** begin **

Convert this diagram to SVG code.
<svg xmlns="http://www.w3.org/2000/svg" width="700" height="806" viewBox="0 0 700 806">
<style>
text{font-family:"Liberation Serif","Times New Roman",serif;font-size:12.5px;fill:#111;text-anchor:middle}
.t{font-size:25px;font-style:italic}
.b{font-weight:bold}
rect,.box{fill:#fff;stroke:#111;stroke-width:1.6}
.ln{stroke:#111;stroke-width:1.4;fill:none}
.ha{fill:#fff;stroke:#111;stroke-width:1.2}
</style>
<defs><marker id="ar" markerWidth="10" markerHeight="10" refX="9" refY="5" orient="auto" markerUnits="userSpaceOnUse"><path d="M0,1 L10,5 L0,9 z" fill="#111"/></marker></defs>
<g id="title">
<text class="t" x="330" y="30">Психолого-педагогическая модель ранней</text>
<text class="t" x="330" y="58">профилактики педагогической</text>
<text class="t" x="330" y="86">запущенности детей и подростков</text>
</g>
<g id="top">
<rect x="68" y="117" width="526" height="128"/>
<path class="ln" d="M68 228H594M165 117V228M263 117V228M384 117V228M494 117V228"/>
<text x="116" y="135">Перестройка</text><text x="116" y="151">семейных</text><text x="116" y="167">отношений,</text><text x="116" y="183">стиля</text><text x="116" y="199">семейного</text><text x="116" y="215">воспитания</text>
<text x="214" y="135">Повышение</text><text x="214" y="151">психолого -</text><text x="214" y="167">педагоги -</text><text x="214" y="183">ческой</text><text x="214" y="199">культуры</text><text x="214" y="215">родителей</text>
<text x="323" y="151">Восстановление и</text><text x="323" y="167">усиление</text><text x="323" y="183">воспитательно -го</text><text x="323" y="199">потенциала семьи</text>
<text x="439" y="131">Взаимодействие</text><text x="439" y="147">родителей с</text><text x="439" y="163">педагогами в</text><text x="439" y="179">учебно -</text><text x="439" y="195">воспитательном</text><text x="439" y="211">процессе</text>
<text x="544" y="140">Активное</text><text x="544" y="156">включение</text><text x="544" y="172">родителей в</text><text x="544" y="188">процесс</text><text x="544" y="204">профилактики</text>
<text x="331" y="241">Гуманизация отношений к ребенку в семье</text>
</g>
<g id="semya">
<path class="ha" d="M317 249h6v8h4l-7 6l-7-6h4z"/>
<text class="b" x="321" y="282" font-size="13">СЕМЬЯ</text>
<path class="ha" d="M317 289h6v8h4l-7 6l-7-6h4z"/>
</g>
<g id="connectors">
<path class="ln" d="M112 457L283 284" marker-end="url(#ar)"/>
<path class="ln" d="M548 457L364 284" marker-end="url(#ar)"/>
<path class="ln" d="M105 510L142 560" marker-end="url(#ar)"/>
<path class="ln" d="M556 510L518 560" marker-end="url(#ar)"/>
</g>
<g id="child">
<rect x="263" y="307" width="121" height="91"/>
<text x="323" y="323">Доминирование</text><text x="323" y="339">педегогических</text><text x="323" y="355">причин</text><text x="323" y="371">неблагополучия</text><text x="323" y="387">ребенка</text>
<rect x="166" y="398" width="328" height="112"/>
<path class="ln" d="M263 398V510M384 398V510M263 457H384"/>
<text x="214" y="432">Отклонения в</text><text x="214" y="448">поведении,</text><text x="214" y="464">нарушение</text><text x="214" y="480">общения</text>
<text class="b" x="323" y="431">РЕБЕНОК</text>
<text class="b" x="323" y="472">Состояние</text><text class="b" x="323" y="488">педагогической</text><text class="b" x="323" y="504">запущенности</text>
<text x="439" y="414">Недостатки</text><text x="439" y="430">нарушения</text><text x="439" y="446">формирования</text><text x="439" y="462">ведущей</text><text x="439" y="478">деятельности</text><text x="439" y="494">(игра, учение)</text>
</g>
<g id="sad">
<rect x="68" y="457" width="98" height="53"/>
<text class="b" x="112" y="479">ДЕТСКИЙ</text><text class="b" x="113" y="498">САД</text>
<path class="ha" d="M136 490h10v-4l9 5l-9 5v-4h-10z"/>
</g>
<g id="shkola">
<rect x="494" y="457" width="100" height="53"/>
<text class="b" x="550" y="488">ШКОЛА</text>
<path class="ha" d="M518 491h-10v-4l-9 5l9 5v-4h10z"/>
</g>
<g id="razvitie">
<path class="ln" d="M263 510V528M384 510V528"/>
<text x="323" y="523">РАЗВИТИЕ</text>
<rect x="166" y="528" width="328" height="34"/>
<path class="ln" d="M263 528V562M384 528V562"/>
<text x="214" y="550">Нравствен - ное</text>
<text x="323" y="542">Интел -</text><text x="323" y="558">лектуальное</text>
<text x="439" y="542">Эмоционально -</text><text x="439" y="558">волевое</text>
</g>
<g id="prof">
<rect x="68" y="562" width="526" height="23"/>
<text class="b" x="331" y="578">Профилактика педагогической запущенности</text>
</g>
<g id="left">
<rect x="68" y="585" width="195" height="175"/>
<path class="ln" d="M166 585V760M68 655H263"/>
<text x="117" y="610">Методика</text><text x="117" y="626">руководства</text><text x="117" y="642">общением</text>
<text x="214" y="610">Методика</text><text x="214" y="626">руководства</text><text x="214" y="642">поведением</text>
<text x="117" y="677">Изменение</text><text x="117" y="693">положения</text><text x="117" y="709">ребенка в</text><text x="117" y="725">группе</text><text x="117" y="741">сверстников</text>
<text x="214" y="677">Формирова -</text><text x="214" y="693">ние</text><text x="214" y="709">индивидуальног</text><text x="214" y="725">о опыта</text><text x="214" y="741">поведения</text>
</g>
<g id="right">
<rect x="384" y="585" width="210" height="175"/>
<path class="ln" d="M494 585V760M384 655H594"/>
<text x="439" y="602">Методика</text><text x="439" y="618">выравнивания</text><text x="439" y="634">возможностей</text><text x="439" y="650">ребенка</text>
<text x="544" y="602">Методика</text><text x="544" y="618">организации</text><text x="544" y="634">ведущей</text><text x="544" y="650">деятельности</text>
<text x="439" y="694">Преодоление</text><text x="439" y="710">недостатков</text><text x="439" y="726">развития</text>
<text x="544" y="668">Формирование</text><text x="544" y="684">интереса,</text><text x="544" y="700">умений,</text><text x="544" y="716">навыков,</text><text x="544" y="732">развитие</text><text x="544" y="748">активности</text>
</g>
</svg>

** end **

▸ Request
Copy all of the material word for word.

▸ Finished answer
Convert this diagram to SVG code.
<svg xmlns="http://www.w3.org/2000/svg" width="700" height="806" viewBox="0 0 700 806">
<style>
text{font-family:"Liberation Serif","Times New Roman",serif;font-size:12.5px;fill:#111;text-anchor:middle}
.t{font-size:25px;font-style:italic}
.b{font-weight:bold}
rect,.box{fill:#fff;stroke:#111;stroke-width:1.6}
.ln{stroke:#111;stroke-width:1.4;fill:none}
.ha{fill:#fff;stroke:#111;stroke-width:1.2}
</style>
<defs><marker id="ar" markerWidth="10" markerHeight="10" refX="9" refY="5" orient="auto" markerUnits="userSpaceOnUse"><path d="M0,1 L10,5 L0,9 z" fill="#111"/></marker></defs>
<g id="title">
<text class="t" x="330" y="30">Психолого-педагогическая модель ранней</text>
<text class="t" x="330" y="58">профилактики педагогической</text>
<text class="t" x="330" y="86">запущенности детей и подростков</text>
</g>
<g id="top">
<rect x="68" y="117" width="526" height="128"/>
<path class="ln" d="M68 228H594M165 117V228M263 117V228M384 117V228M494 117V228"/>
<text x="116" y="135">Перестройка</text><text x="116" y="151">семейных</text><text x="116" y="167">отношений,</text><text x="116" y="183">стиля</text><text x="116" y="199">семейного</text><text x="116" y="215">воспитания</text>
<text x="214" y="135">Повышение</text><text x="214" y="151">психолого -</text><text x="214" y="167">педагоги -</text><text x="214" y="183">ческой</text><text x="214" y="199">культуры</text><text x="214" y="215">родителей</text>
<text x="323" y="151">Восстановление и</text><text x="323" y="167">усиление</text><text x="323" y="183">воспитательно -го</text><text x="323" y="199">потенциала семьи</text>
<text x="439" y="131">Взаимодействие</text><text x="439" y="147">родителей с</text><text x="439" y="163">педагогами в</text><text x="439" y="179">учебно -</text><text x="439" y="195">воспитательном</text><text x="439" y="211">процессе</text>
<text x="544" y="140">Активное</text><text x="544" y="156">включение</text><text x="544" y="172">родителей в</text><text x="544" y="188">процесс</text><text x="544" y="204">профилактики</text>
<text x="331" y="241">Гуманизация отношений к ребенку в семье</text>
</g>
<g id="semya">
<path class="ha" d="M317 249h6v8h4l-7 6l-7-6h4z"/>
<text class="b" x="321" y="282" font-size="13">СЕМЬЯ</text>
<path class="ha" d="M317 289h6v8h4l-7 6l-7-6h4z"/>
</g>
<g id="connectors">
<path class="ln" d="M112 457L283 284" marker-end="url(#ar)"/>
<path class="ln" d="M548 457L364 284" marker-end="url(#ar)"/>
<path class="ln" d="M105 510L142 560" marker-end="url(#ar)"/>
<path class="ln" d="M556 510L518 560" marker-end="url(#ar)"/>
</g>
<g id="child">
<rect x="263" y="307" width="121" height="91"/>
<text x="323" y="323">Доминирование</text><text x="323" y="339">педегогических</text><text x="323" y="355">причин</text><text x="323" y="371">неблагополучия</text><text x="323" y="387">ребенка</text>
<rect x="166" y="398" width="328" height="112"/>
<path class="ln" d="M263 398V510M384 398V510M263 457H384"/>
<text x="214" y="432">Отклонения в</text><text x="214" y="448">поведении,</text><text x="214" y="464">нарушение</text><text x="214" y="480">общения</text>
<text class="b" x="323" y="431">РЕБЕНОК</text>
<text class="b" x="323" y="472">Состояние</text><text class="b" x="323" y="488">педагогической</text><text class="b" x="323" y="504">запущенности</text>
<text x="439" y="414">Недостатки</text><text x="439" y="430">нарушения</text><text x="439" y="446">формирования</text><text x="439" y="462">ведущей</text><text x="439" y="478">деятельности</text><text x="439" y="494">(игра, учение)</text>
</g>
<g id="sad">
<rect x="68" y="457" width="98" height="53"/>
<text class="b" x="112" y="479">ДЕТСКИЙ</text><text class="b" x="113" y="498">САД</text>
<path class="ha" d="M136 490h10v-4l9 5l-9 5v-4h-10z"/>
</g>
<g id="shkola">
<rect x="494" y="457" width="100" height="53"/>
<text class="b" x="550" y="488">ШКОЛА</text>
<path class="ha" d="M518 491h-10v-4l-9 5l9 5v-4h10z"/>
</g>
<g id="razvitie">
<path class="ln" d="M263 510V528M384 510V528"/>
<text x="323" y="523">РАЗВИТИЕ</text>
<rect x="166" y="528" width="328" height="34"/>
<path class="ln" d="M263 528V562M384 528V562"/>
<text x="214" y="550">Нравствен - ное</text>
<text x="323" y="542">Интел -</text><text x="323" y="558">лектуальное</text>
<text x="439" y="542">Эмоционально -</text><text x="439" y="558">волевое</text>
</g>
<g id="prof">
<rect x="68" y="562" width="526" height="23"/>
<text class="b" x="331" y="578">Профилактика педагогической запущенности</text>
</g>
<g id="left">
<rect x="68" y="585" width="195" height="175"/>
<path class="ln" d="M166 585V760M68 655H263"/>
<text x="117" y="610">Методика</text><text x="117" y="626">руководства</text><text x="117" y="642">общением</text>
<text x="214" y="610">Методика</text><text x="214" y="626">руководства</text><text x="214" y="642">поведением</text>
<text x="117" y="677">Изменение</text><text x="117" y="693">положения</text><text x="117" y="709">ребенка в</text><text x="117" y="725">группе</text><text x="117" y="741">сверстников</text>
<text x="214" y="677">Формирова -</text><text x="214" y="693">ние</text><text x="214" y="709">индивидуальног</text><text x="214" y="725">о опыта</text><text x="214" y="741">поведения</text>
</g>
<g id="right">
<rect x="384" y="585" width="210" height="175"/>
<path class="ln" d="M494 585V760M384 655H594"/>
<text x="439" y="602">Методика</text><text x="439" y="618">выравнивания</text><text x="439" y="634">возможностей</text><text x="439" y="650">ребенка</text>
<text x="544" y="602">Методика</text><text x="544" y="618">организации</text><text x="544" y="634">ведущей</text><text x="544" y="650">деятельности</text>
<text x="439" y="694">Преодоление</text><text x="439" y="710">недостатков</text><text x="439" y="726">развития</text>
<text x="544" y="668">Формирование</text><text x="544" y="684">интереса,</text><text x="544" y="700">умений,</text><text x="544" y="716">навыков,</text><text x="544" y="732">развитие</text><text x="544" y="748">активности</text>
</g>
</svg>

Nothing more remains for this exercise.